Alzó las manos, las mantuvo un rato a la altura del rostro y las apoyó por fin en el marco de la ventana. A través de ella se veía brillar a los rayos del sol la blanca y verde pared del Ophel. La sombra del hombre con sus brazos abiertos parecía el cruce de dos direcciones. De lo alto, desde el Templo, llegaba el sonido metálico de las trompetas de plata que tocaban los levitas saludando el amanecer.

No se movió. Continuó de pie como un fiel que rezara el shemá, de cara al Templo. Terminó en voz baja:

—El día tiene sólo doce horas…; luego… —Otra vez aparecía una nota dolorosa en su voz—. Luego… en lo alto… en lo alto…, para que todos…

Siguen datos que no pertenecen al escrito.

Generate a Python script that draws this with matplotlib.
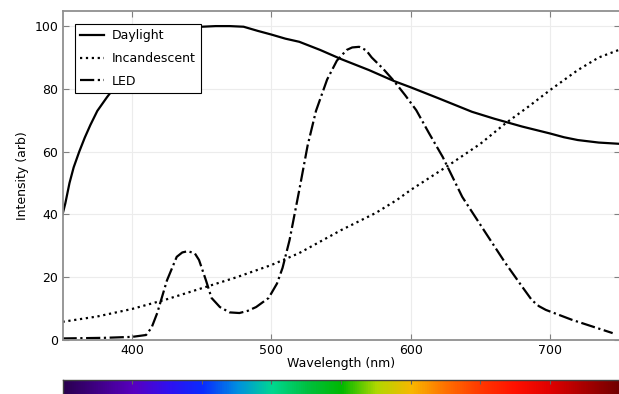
import numpy as np
import matplotlib
matplotlib.use("Agg")
import matplotlib.pyplot as plt
from matplotlib.colors import LinearSegmentedColormap

# spectra
day_wl = [350, 352, 355, 358, 362, 366, 370, 375, 382, 390, 400, 410, 420, 430, 440, 450,
          460, 470, 480, 490, 500, 510, 520, 535, 550, 570, 588, 600, 620, 644, 660,
          680, 700, 710, 720, 735, 750]
day_val = [40, 43.5, 50, 55, 60, 64.5, 68.5, 73, 77.4, 82, 86, 90, 94, 97, 99, 99.8,
           100, 100, 99.8, 98.5, 97.3, 96, 95, 92.4, 89.5, 86, 82.5, 80.5, 77, 72.7, 70.5,
           68, 65.8, 64.6, 63.7, 62.9, 62.5]

inc_wl = [350, 375, 400, 425, 450, 475, 500, 520, 550, 575, 590, 600, 625, 650,
          668, 685, 700, 720, 735, 750]
inc_val = [5.8, 7.5, 9.9, 13, 16.5, 20, 23.9, 27.7, 35, 40.5, 44.6, 47.8, 55, 62.5,
           69, 74.5, 79.6, 86, 90, 92.5]

led_wl = [350, 380, 400, 410, 414, 418, 425, 432, 436, 440, 445, 448, 453, 457, 463, 470,
          477, 483, 489, 498, 504, 508, 513, 520, 526, 532, 540, 547, 554, 558, 563, 568,
          572, 580, 588, 596, 604, 613, 623, 637, 654, 668, 680, 687, 692, 697, 716, 745]
led_val = [0.5, 0.7, 1.0, 1.6, 4, 8.6, 19, 26.5, 27.9, 28.3, 27.6, 25.5, 19, 13.4, 10.5,
           8.8, 8.6, 9.3, 10.5, 13.4, 18, 23, 31.8, 47.8, 62, 73, 83, 89, 92.4, 93.2, 93.4,
           92.3, 90, 86.5, 82.5, 78, 73.2, 66, 58.3, 45.6, 34, 24.5, 17, 12.7, 10.8, 9.6,
           6.4, 2.2]

# colour stops for the spectrum bar
spec_wl = [350, 400, 425, 450, 475, 500, 525, 550, 575, 600, 625, 650, 675, 700, 750]
spec_col = ["#2a0050", "#5800c0", "#3010f0", "#0a2cff", "#0090e0", "#00d890", "#00c040",
            "#00b800", "#b0d800", "#f8b800", "#ff7000", "#ff3800", "#ff1000", "#e00000",
            "#700000"]

fig = plt.figure(figsize=(6.19, 3.94), dpi=100)
ax = fig.add_axes([0.101, 0.137, 0.9, 0.835])

ax.plot(day_wl, day_val, color="black", lw=1.6, ls="-", label="Daylight")
ax.plot(inc_wl, inc_val, color="black", lw=1.6, ls=":", label="Incandescent")
ax.plot(led_wl, led_val, color="black", lw=1.6, ls="-.", label="LED")

ax.set_xlim(350, 750)
ax.set_ylim(0, 104.8)
ax.set_xticks([400, 500, 600, 700])
ax.set_yticks([0, 20, 40, 60, 80, 100])
ax.grid(True, color="#ececec", lw=0.8)
ax.tick_params(direction="in", top=True, right=True, color="#808080", labelsize=9,
               length=4, pad=3)
for s in ax.spines.values():
    s.set_color("#909090")
    s.set_linewidth(1.3)
ax.set_xlabel("Wavelength (nm)", fontsize=9, labelpad=0)
ax.set_ylabel("Intensity (arb)", fontsize=9, labelpad=4)

leg = ax.legend(loc="upper left", bbox_to_anchor=(0.022, 0.962), borderaxespad=0,
                fontsize=9, fancybox=False, edgecolor="black", framealpha=1,
                borderpad=0.45, handlelength=1.9, handletextpad=0.6, labelspacing=0.78)
leg.get_frame().set_linewidth(0.8)

# spectrum strip
cax = fig.add_axes([0.101, -0.03, 0.9, 0.066])
cmap = LinearSegmentedColormap.from_list(
    "spec", [((w - 350) / 400, c) for w, c in zip(spec_wl, spec_col)])
grad = np.linspace(350, 750, 800)[None, :]
cax.imshow(grad, aspect="auto", cmap=cmap, extent=[350, 750, 0, 1])
cax.set_xlim(350, 750)
cax.set_xticks(np.arange(400, 750, 50))
cax.set_yticks([])
cax.tick_params(direction="in", top=True, bottom=False, labelbottom=False,
                color="#606060", length=3)
for s in cax.spines.values():
    s.set_color("#404040")
    s.set_linewidth(1.0)

fig.savefig("out.png", dpi=100)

Poco después me marché. No le hablé de Rut. No.

Al llegar a casa me arrepentí de no haberlo hecho. Aquí pierde sentido todo lo que no sea esta enfermedad. Es como una espina clavada en el pie, que primero sólo molesta y luego se hace insoportable. Había desperdiciado la ocasión… ¿Qué había sacado de aquella conversación? Había estado escuchando unas palabras incomprensibles, quizás absurdas, y me había enterado de que debía nacer otra vez… ¡Esto es todo! ¿Qué relación hay entre este incomprensible consejo y la salud de Rut? Acabo esta carta mirando su rostro espantosamente pálido. ¡Oh, Justo! ¿Por qué me ocurre esto? Sin duda alguna soy una persona que podría proclamar la gloria del Eterno mejor y durante más tiempo que muchos. Otros no le quieren servir, mas yo le sirvo con toda mi existencia; no hay en ella nada que no sea la expresión de una forma de servirle. En lugar de reconocer esto, Él me ha mandado esta enfermedad que me está destrozando lentamente, día tras día. En lugar de castigar a sus enemigos, castiga a sus más devotos servidores. Aquel milagro de bondad de que me hablaba el galileo, ¿no parece, visto así, una broma dolorosa? ¡Oh. Justo! ¡Aquella conversación no me ayudó en nada! Incluso me parece como si después de ella mi desespero fuera aún mayor. Precisamente después de todo lo que él dijo. Antes me hubiese sido posible reconciliarme con el mundo. ¡Ahora, no! ¡No! ¡No!